:: EXERCISE PROMPT ::
Where a line below holds the string "matplotlib", copy that line.

## Start

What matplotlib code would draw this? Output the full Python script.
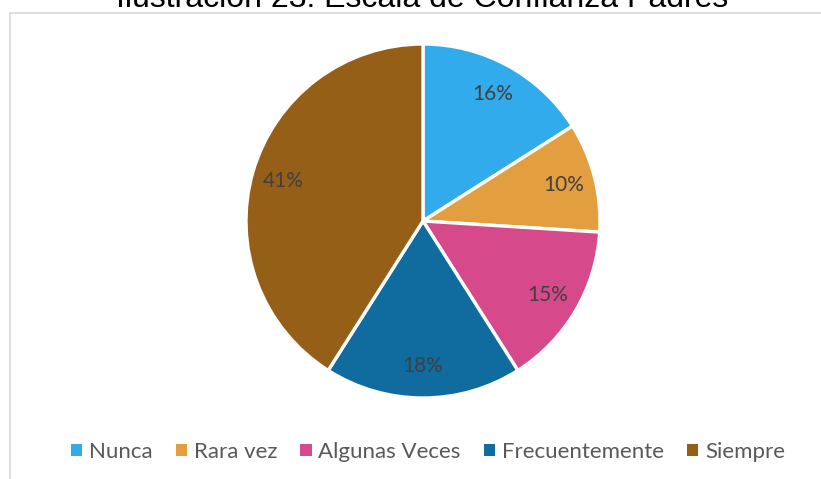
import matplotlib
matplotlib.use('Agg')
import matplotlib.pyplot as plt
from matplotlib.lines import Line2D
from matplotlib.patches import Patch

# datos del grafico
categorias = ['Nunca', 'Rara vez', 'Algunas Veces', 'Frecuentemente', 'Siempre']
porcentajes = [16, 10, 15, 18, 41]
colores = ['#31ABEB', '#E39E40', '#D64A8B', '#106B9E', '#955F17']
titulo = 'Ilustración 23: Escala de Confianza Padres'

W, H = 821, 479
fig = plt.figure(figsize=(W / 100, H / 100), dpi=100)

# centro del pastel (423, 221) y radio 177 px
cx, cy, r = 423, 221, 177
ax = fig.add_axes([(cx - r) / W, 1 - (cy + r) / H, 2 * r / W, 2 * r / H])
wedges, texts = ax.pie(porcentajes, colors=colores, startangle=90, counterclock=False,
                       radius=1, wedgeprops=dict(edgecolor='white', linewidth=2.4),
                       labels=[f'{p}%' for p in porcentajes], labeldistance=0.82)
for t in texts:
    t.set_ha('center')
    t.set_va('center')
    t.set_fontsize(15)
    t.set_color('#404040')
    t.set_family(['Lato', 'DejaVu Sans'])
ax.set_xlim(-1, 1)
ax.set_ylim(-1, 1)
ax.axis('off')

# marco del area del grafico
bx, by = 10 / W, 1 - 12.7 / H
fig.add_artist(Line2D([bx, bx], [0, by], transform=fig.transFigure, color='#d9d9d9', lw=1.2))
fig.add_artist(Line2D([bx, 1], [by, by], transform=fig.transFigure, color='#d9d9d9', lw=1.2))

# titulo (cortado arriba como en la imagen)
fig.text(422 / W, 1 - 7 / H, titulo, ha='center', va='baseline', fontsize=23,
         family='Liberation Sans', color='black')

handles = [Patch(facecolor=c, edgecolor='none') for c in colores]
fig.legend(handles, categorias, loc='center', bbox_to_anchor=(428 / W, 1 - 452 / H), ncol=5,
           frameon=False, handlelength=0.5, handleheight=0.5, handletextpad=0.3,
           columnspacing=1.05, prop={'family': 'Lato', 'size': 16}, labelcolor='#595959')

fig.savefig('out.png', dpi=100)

## End

:: TASK RESULT ::
What matplotlib code would draw this? Output the full Python script.
import matplotlib
matplotlib.use('Agg')
import matplotlib.pyplot as plt
from matplotlib.lines import Line2D
from matplotlib.patches import Patch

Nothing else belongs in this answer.